For industry: Feels like “making BERT / some other language model do things” is a common job nowadays. On the more engineering side - I think we’ll see more tools to quickly and efficiently fine-tune language models, especially tools that allow a human in the loop.
Overall it feels like we’re getting to a point where there’s a pretty standardized approach to simple NLP problems like text classification - no more real feature engineering, just throw BERT at the problem. I expect for this trend to continue - with more and more of a focus on dataset creation and validation and less of an emphasis on model architecture.
I also think there will be a rise in multi-modal language models - combination of language and vision models for example. But I think the more interesting application will be combining dense language model representations with sparser tabular data. Think of trying to predict a users likelihood to buy a product given a review of another product (dense embedding of text), but also their clicks over the last 2 hours. (sparser tabular data) - this feels like a much more common problem people have.

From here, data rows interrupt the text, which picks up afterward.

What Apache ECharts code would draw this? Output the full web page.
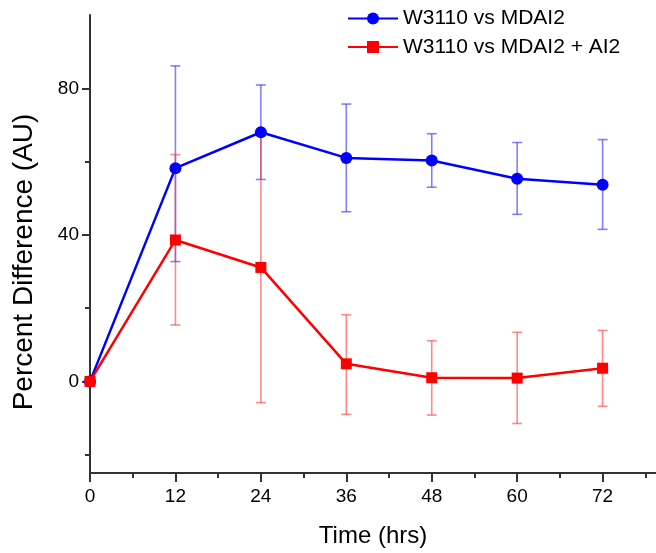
<!DOCTYPE html>
<html>
<head>
<meta charset="utf-8">
<script src="https://cdn.jsdelivr.net/npm/echarts@6/dist/echarts.min.js"></script>
<style>
  html, body { margin: 0; padding: 0; background: #fff; }
  #chart { width: 656px; height: 553px; }
</style>
</head>
<body>
<div id="chart"></div>
<script>
// time points (hrs)
var hours = [0, 12, 24, 36, 48, 60, 72];
// W3110 vs MDAI2
var blueMean = [0, 58.2, 68.0, 61.0, 60.3, 55.3, 53.7];
var blueLow  = [0, 32.7, 55.1, 46.3, 53.0, 45.6, 41.5];
var blueHigh = [0, 86.1, 80.9, 75.7, 67.6, 65.2, 66.0];
// W3110 vs MDAI2 + AI2
var redMean = [0, 38.6, 31.1, 4.8, 1.0, 0.9, 3.6];
var redLow  = [0, 15.4, -5.8, -9.0, -9.2, -11.5, -6.8];
var redHigh = [0, 61.9, 67.7, 18.2, 11.1, 13.4, 13.9];

var xMajor = [0, 12, 24, 36, 48, 60, 72];
var xMinor = [6, 18, 30, 42, 54, 66, 78];
var yMajor = [0, 40, 80];
var yMinor = [-20, 20, 60];

var names = ['W3110 vs MDAI2', 'W3110 vs MDAI2 + AI2'];
var font = 'Liberation Sans, Arial, sans-serif';

function pairs(ys) {
  return hours.map(function (h, i) { return [h, ys[i]]; });
}
function bars(lo, hi) {
  return hours.map(function (h, i) { return [h, lo[i], hi[i]]; });
}
function errorBar(color) {
  return function (params, api) {
    var top = api.coord([api.value(0), api.value(2)]);
    var bot = api.coord([api.value(0), api.value(1)]);
    var w = 5;
    var style = { stroke: color, lineWidth: 1.6 };
    return {
      type: 'group',
      children: [
        { type: 'line', shape: { x1: top[0], y1: top[1], x2: bot[0], y2: bot[1] }, style: style },
        { type: 'line', shape: { x1: top[0] - w, y1: top[1], x2: top[0] + w, y2: top[1] }, style: style },
        { type: 'line', shape: { x1: bot[0] - w, y1: bot[1], x2: bot[0] + w, y2: bot[1] }, style: style }
      ]
    };
  };
}

var chart = echarts.init(document.getElementById('chart'));
var axisColor = '#333';
chart.setOption({
  backgroundColor: '#fff',
  animation: false,
  textStyle: { fontFamily: font },
  grid: { left: 90, right: 0, top: 15, bottom: 79 },
  legend: {
    orient: 'vertical',
    left: 347,
    top: 8,
    padding: 0,
    itemWidth: 50,
    itemHeight: 15,
    itemGap: 7.5,
    data: names,
    textStyle: { fontSize: 21, color: '#000', fontFamily: font }
  },
  xAxis: [{
    type: 'value', min: 0, max: 79.5,
    name: 'Time (hrs)', nameLocation: 'middle', nameGap: 51,
    nameTextStyle: { fontSize: 24, color: '#000', fontFamily: font },
    axisLine: { onZero: false, lineStyle: { color: axisColor, width: 2 } },
    axisTick: { customValues: xMajor, length: 9, lineStyle: { color: axisColor, width: 2 } },
    axisLabel: { customValues: xMajor, margin: 14, fontSize: 19, color: '#000', fontFamily: font },
    splitLine: { show: false }
  }, {
    type: 'value', min: 0, max: 79.5, position: 'bottom',
    axisLine: { show: false, onZero: false },
    axisTick: { customValues: xMinor, length: 5, lineStyle: { color: axisColor, width: 2 } },
    axisLabel: { show: false },
    splitLine: { show: false }
  }],
  yAxis: [{
    type: 'value', min: -25, max: 100,
    name: 'Percent Difference (AU)', nameLocation: 'middle', nameGap: 52,
    nameTextStyle: { fontSize: 28, color: '#000', fontFamily: font, padding: [0, 36, 0, 0] },
    axisLine: { show: true, onZero: false, lineStyle: { color: axisColor, width: 2 } },
    axisTick: { show: true, customValues: yMajor, length: 8, lineStyle: { color: axisColor, width: 2 } },
    axisLabel: { customValues: yMajor, margin: 11, fontSize: 19, color: '#000', fontFamily: font },
    splitLine: { show: false }
  }, {
    type: 'value', min: -25, max: 100, position: 'left',
    axisLine: { show: false, onZero: false },
    axisTick: { show: true, customValues: yMinor, length: 5, lineStyle: { color: axisColor, width: 2 } },
    axisLabel: { show: false },
    splitLine: { show: false }
  }],
  series: [
    {
      type: 'custom', name: 'blueErr', renderItem: errorBar('rgba(60,60,255,0.65)'),
      data: bars(blueLow, blueHigh), encode: { x: 0, y: [1, 2] }, z: 3, silent: true
    },
    {
      type: 'custom', name: 'redErr', renderItem: errorBar('rgba(255,60,60,0.6)'),
      data: bars(redLow, redHigh), encode: { x: 0, y: [1, 2] }, z: 3, silent: true
    },
    {
      type: 'line', name: names[0], data: pairs(blueMean),
      symbol: 'circle', symbolSize: 12, showAllSymbol: true,
      lineStyle: { color: '#0000ff', width: 2.5 },
      itemStyle: { color: '#0000ff' }, z: 4
    },
    {
      type: 'line', name: names[1], data: pairs(redMean),
      symbol: 'rect', symbolSize: 11, showAllSymbol: true,
      lineStyle: { color: '#ff0000', width: 2.5 },
      itemStyle: { color: '#ff0000' }, z: 5
    }
  ]
});
</script>
</body>
</html>
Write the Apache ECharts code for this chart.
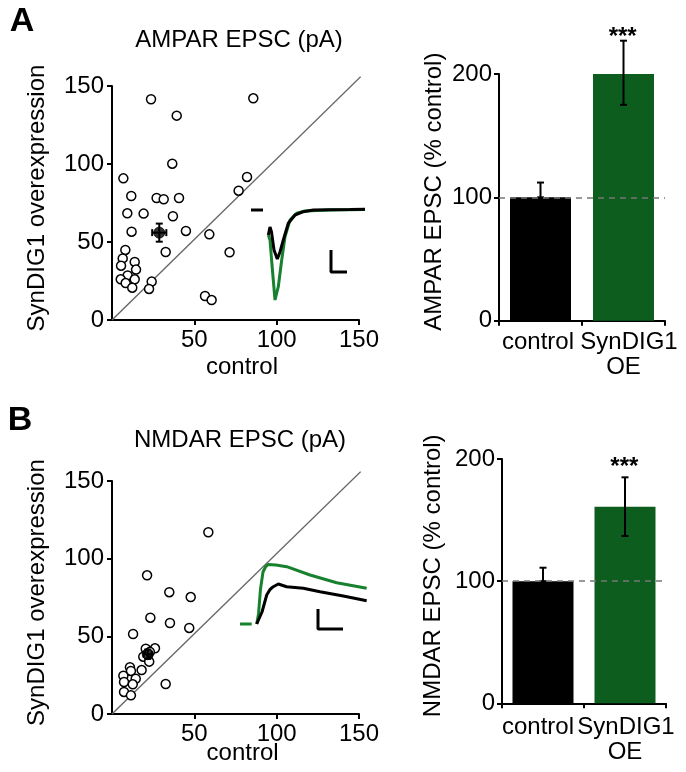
<!DOCTYPE html>
<html><head><meta charset="utf-8">
<script src="https://cdn.jsdelivr.net/npm/echarts@6/dist/echarts.min.js"></script>
<style>html,body{margin:0;padding:0;background:#fff}#c{width:686px;height:772px}</style>
</head><body><div id="c"></div>
<script>
// ---------- Panel A: AMPAR EPSC (pA) scatter ----------
const ampaControl = [23.7,39.3,85.8,36.6,6.9,82.0,76.9,11.7,27.1,31.4,40.7,9.3,19.2,37.0,11.9,44.9,59.1,8.1,32.6,71.4,6.5,13.8,5.5,14.6,9.5,13.8,5.3,8.3,24.1,12.3,22.5,56.5,60.5];
const ampaOE      = [141.5,131.0,142.1,100.2,90.8,91.7,82.9,79.5,78.2,77.4,78.2,68.4,68.2,66.5,56.6,57.1,54.9,44.9,43.6,43.4,39.5,37.2,34.8,32.3,28.6,26.1,26.1,23.7,24.6,20.7,19.9,15.4,12.8];
const ampaMean = [28.7, 56.0]; const ampaMeanErr = [4.3, 5.8];
// ---------- Panel B: NMDAR EPSC (pA) scatter ----------
const nmdaControl = [58.5,21.3,34.8,47.8,23.3,35.2,46.9,12.8,26.1,20.5,18.0,10.9,11.5,6.9,14.4,7.3,12.6,7.3,11.5,32.6,19.0,22.6,23.0];
const nmdaOE      = [117.0,89.3,78.4,75.3,62.0,58.6,55.4,51.5,42.3,42.0,28.3,30.1,27.7,24.7,22.7,20.6,19.1,14.2,12.0,19.3,36.9,33.7,40.0];
const nmdaMean = [21.7, 38.5]; const nmdaMeanErr = [2.5, 3.0];
// unity line as drawn
const unityX = [0, 151]; const unityY = [0, 156];
// ---------- Bar charts (% control) ----------
const barCategories = ['control', 'SynDIG1\nOE'];
const ampaPct = [100, 202]; const ampaPctLow = [100, 175]; const ampaPctHigh = [112, 227];
const nmdaPct = [100, 161]; const nmdaPctLow = [100, 137]; const nmdaPctHigh = [111, 185];
// ---------- Inset traces (arbitrary units) ----------
const trA_preT = [1, 13]; const trA_preV = [0, 0];
const trA_blackT = [18.3,20,21.5,24,27.3,30,33.3,38.3,45,53.3,63.3,80,100,115];
const trA_blackV = [-25,-17,-22,-40,-49,-42,-30,-13.3,-5,-1.7,0,0.3,0.5,0.7];
const trA_greenT = [18.3,20,22,25,26.5,28.3,31.7,35,40,46.7,55,80,115];
const trA_greenV = [-25,-30,-55,-90,-88,-76.7,-50,-26.7,-10,-3.3,-1,0,0.5];
const barA_T = [81, 81, 97]; const barA_V = [-40, -62, -62];
const trB_preT = [4, 15.7]; const trB_preV = [0, 0];
const trB_greenT = [20.7,22.5,24.5,27,29.5,32,34,40,50.7,74,100.7,130.7];
const trB_greenV = [0,10,35,52,57,59.5,60,59,57.3,49,41.3,35.7];
const trB_blackT = [20.7,22.3,26,30.7,34,37.3,42.3,50.7,67.3,84,107.3,130.7];
const trB_blackV = [0,-1,12,29,34.5,37.3,40,37.3,35.7,32.3,28,23.3];
const barB_T = [82, 82, 107]; const barB_V = [15, -5, -5];

const FONT = '"Liberation Sans", Arial, Helvetica, sans-serif';
const GREEN_BAR = '#0d5e1e', GREEN_TR = '#17812d';
const zip = (a, b) => a.map((v, i) => [v, b[i]]);

function scatterX(g) {
  return { gridIndex: g, type: 'value', min: 0, max: 150, interval: 50,
    axisLine: { show: true, onZero: false, lineStyle: { color: '#000', width: 2 } },
    axisTick: { show: true, length: 5, lineStyle: { color: '#000', width: 2 } },
    axisLabel: { showMinLabel: false, fontSize: 24, color: '#000', margin: 8, fontFamily: FONT },
    splitLine: { show: false } };
}
function scatterY(g) {
  return { gridIndex: g, type: 'value', min: 0, max: 150, interval: 50,
    axisLine: { show: true, onZero: false, lineStyle: { color: '#000', width: 2 } },
    axisTick: { show: true, length: 5, lineStyle: { color: '#000', width: 2 } },
    axisLabel: { fontSize: 24, color: '#000', margin: 8, fontFamily: FONT },
    splitLine: { show: false } };
}
function catLabel(v) {
  if (v.indexOf('\n') < 0) return '{c|' + v + '}';
  return v.split('\n').map((s, i) => i === 0 ? '{a|' + s + '}' : '{b|' + s + '}').join('\n');
}
function barX(g, margin, cPad, aPad) {
  const base = { fontSize: 24, lineHeight: 25, fontFamily: FONT, color: '#000' };
  return { gridIndex: g, type: 'category', data: barCategories,
    axisLine: { show: true, lineStyle: { color: '#000', width: 2 } },
    axisTick: { show: true, length: 5, alignWithLabel: false, lineStyle: { color: '#000', width: 2 } },
    axisLabel: { interval: 0, fontSize: 24, lineHeight: 25, color: '#000', margin: margin, fontFamily: FONT,
      formatter: catLabel,
      rich: { c: Object.assign({ padding: [0, cPad, 0, 0] }, base),
              a: Object.assign({ padding: [0, 0, 0, aPad] }, base),
              b: Object.assign({}, base) } } };
}
function barY(g) {
  return { gridIndex: g, type: 'value', min: 0, max: 200, interval: 100,
    axisLine: { show: true, lineStyle: { color: '#000', width: 2 } },
    axisTick: { show: true, length: 5, lineStyle: { color: '#000', width: 2 } },
    axisLabel: { fontSize: 24, color: '#000', margin: 7, fontFamily: FONT },
    splitLine: { show: false } };
}
function hiddenAxis(g, min, max) { return { gridIndex: g, type: 'value', min: min, max: max, show: false }; }

function meanErr(params, api) {
  const x = api.value(0), y = api.value(1), ex = api.value(2), ey = api.value(3);
  const l = api.coord([x - ex, y]), r = api.coord([x + ex, y]), t = api.coord([x, y + ey]), b = api.coord([x, y - ey]);
  const cap = 3.5, st = { stroke: '#000', lineWidth: 2 };
  return { type: 'group', children: [
    { type: 'line', shape: { x1: l[0], y1: l[1], x2: r[0], y2: r[1] }, style: st },
    { type: 'line', shape: { x1: l[0], y1: l[1] - cap, x2: l[0], y2: l[1] + cap }, style: st },
    { type: 'line', shape: { x1: r[0], y1: r[1] - cap, x2: r[0], y2: r[1] + cap }, style: st },
    { type: 'line', shape: { x1: t[0], y1: t[1], x2: b[0], y2: b[1] }, style: st },
    { type: 'line', shape: { x1: t[0] - cap, y1: t[1], x2: t[0] + cap, y2: t[1] }, style: st },
    { type: 'line', shape: { x1: b[0] - cap, y1: b[1], x2: b[0] + cap, y2: b[1] }, style: st }
  ] };
}
function barErr(params, api) {
  const i = api.value(0), lo = api.value(1), hi = api.value(2);
  const a = api.coord([i, lo]), b = api.coord([i, hi]);
  const cap = 3.5, st = { stroke: '#000', lineWidth: 2 };
  return { type: 'group', children: [
    { type: 'line', shape: { x1: a[0], y1: a[1], x2: b[0], y2: b[1] }, style: st },
    { type: 'line', shape: { x1: b[0] - cap, y1: b[1], x2: b[0] + cap, y2: b[1] }, style: st },
    { type: 'line', shape: { x1: a[0] - cap, y1: a[1], x2: a[0] + cap, y2: a[1] }, style: st }
  ] };
}

function scatterSeries(ax, xs, ys, mean, err) {
  return [
    { type: 'line', xAxisIndex: ax, yAxisIndex: ax, data: zip(unityX, unityY), showSymbol: false, clip: false,
      lineStyle: { color: '#666', width: 1.4 }, z: 1, silent: true },
    { type: 'scatter', xAxisIndex: ax, yAxisIndex: ax, data: zip(xs, ys), symbol: 'circle', symbolSize: 9,
      itemStyle: { color: '#fff', borderColor: '#000', borderWidth: 1.5, opacity: 1 }, z: 3 },
    { type: 'custom', xAxisIndex: ax, yAxisIndex: ax, data: [[mean[0], mean[1], err[0], err[1]]], renderItem: meanErr, z: 4 },
    { type: 'scatter', xAxisIndex: ax, yAxisIndex: ax, data: [mean], symbol: 'circle', symbolSize: 11,
      itemStyle: { color: '#000', borderColor: '#000', borderWidth: 1 }, z: 5 }
  ];
}
function barSeries(ax, vals, lows, highs) {
  return [
    { type: 'bar', xAxisIndex: ax, yAxisIndex: ax, barWidth: 61,
      data: vals.map((v, i) => ({ value: v, itemStyle: { color: i === 0 ? '#000' : GREEN_BAR } })),
      markLine: { silent: true, symbol: 'none', label: { show: false }, data: [{ yAxis: 100 }],
        lineStyle: { type: [6, 5], color: '#777', width: 1.5 } }, z: 2 },
    { type: 'custom', xAxisIndex: ax, yAxisIndex: ax, clip: false, data: vals.map((v, i) => [i, lows[i], highs[i]]),
      renderItem: barErr, z: 4 }
  ];
}
function trace(ax, t, v, color, w) {
  return { type: 'line', xAxisIndex: ax, yAxisIndex: ax, data: zip(t, v), showSymbol: false, clip: false,
    lineStyle: { color: color, width: w }, silent: true, z: 3 };
}

function txt(x, y, text, size, opts) {
  opts = opts || {};
  return { type: 'text', x: x, y: y, rotation: opts.rot || 0, silent: true,
    style: { text: text, fontSize: size, fontFamily: FONT, fontWeight: opts.bold ? 'bold' : 'normal',
      fill: '#000', align: 'center', verticalAlign: 'middle' } };
}

const chart = echarts.init(document.getElementById('c'), null, { renderer: 'canvas' });
chart.setOption({
  backgroundColor: '#fff',
  animation: false,
  grid: [
    { left: 112, top: 86, width: 247, height: 234 },
    { left: 499, top: 74, width: 166, height: 246.7 },
    { left: 250, top: 205, width: 116, height: 100 },
    { left: 112, top: 481, width: 247, height: 233 },
    { left: 502, top: 459, width: 164, height: 244.3 },
    { left: 236, top: 554, width: 132, height: 80 }
  ],
  xAxis: [scatterX(0), barX(1, 9, 5, 11), hiddenAxis(2, 0, 116), scatterX(3), barX(4, 12, 10, 2), hiddenAxis(5, 0, 132)],
  yAxis: [scatterY(0), barY(1), hiddenAxis(2, -95, 5), scatterY(3), barY(4), hiddenAxis(5, -10, 70)],
  series: [].concat(
    scatterSeries(0, ampaControl, ampaOE, ampaMean, ampaMeanErr),
    barSeries(1, ampaPct, ampaPctLow, ampaPctHigh),
    [trace(2, trA_preT, trA_preV, '#000', 3),
     trace(2, trA_greenT, trA_greenV, GREEN_TR, 3),
     trace(2, trA_blackT, trA_blackV, '#000', 3),
     trace(2, barA_T, barA_V, '#000', 3)],
    scatterSeries(3, nmdaControl, nmdaOE, nmdaMean, nmdaMeanErr),
    barSeries(4, nmdaPct, nmdaPctLow, nmdaPctHigh),
    [trace(5, trB_preT, trB_preV, GREEN_TR, 3),
     trace(5, trB_greenT, trB_greenV, GREEN_TR, 3),
     trace(5, trB_blackT, trB_blackV, '#000', 3),
     trace(5, barB_T, barB_V, '#000', 3)]
  ),
  graphic: [
    txt(22, 22, 'A', 34, { bold: true }),
    txt(20, 421, 'B', 34, { bold: true }),
    txt(239, 40, 'AMPAR EPSC (pA)', 24),
    txt(240, 440, 'NMDAR EPSC (pA)', 24),
    txt(37.6, 198, 'SynDIG1 overexpression', 24, { rot: Math.PI / 2 }),
    txt(37.6, 592.5, 'SynDIG1 overexpression', 24, { rot: Math.PI / 2 }),
    txt(242, 367, 'control', 24),
    txt(242.6, 753, 'control', 24),
    txt(434.5, 191.7, 'AMPAR EPSC (% control)', 24, { rot: Math.PI / 2 }),
    txt(433, 575.8, 'NMDAR EPSC (% control)', 24, { rot: Math.PI / 2 }),
    txt(622.7, 37, '***', 24, { bold: true }),
    txt(624.3, 467, '***', 24, { bold: true })
  ]
});
</script></body></html>
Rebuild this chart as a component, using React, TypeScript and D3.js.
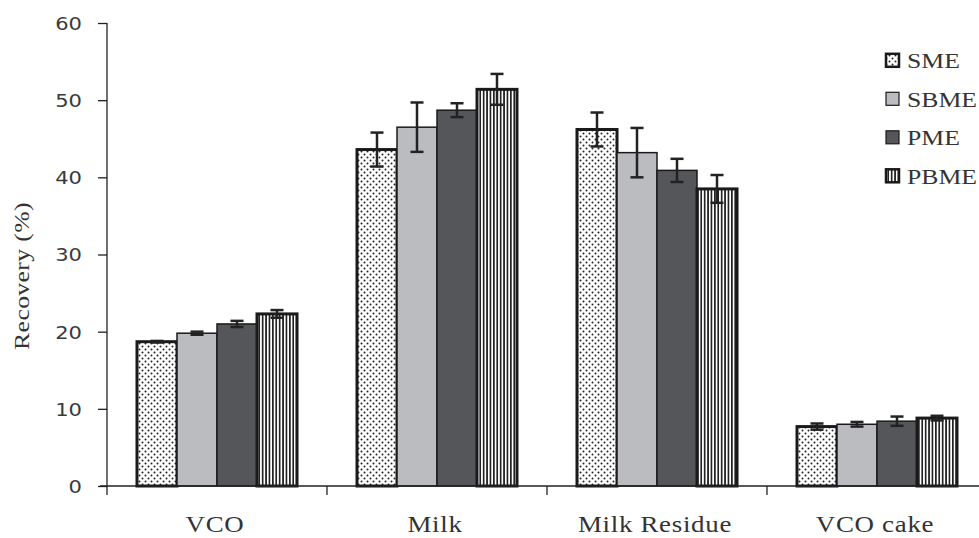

To stay updated: read papers (arxiv-sanity.com is a lifesaver) and watch talks (usually just on youtube or a lot of uni reading groups are public on zoom nowadays).
The example I gave of multi-modal learning was really just highlighting a dichotomy in the techniques that we use in machine learning today. FWIW I am a couple of years removed from working heavily with tabular data, so do take this with a grain of salt. But there are essentially two different modeling approaches for two different types of datasets. On the one hand, you have deep learning (BERT, language models, CV models) which does well on raw data like text or images. These usually work by mapping the raw data to dense embeddings, which are the output of neural models. On the other hand, you have decision trees / forests (think XG boost) that work great on tabular data - spreadsheets or other data of that nature.
But what do you do if you have a spreadsheet of data and one of the columns is raw text data but the other columns are say sparse boolean features? How can you incorporation the extra information from the spreadsheet into your language model? I think this is a common problem in industry that there's not a clear solution for right now.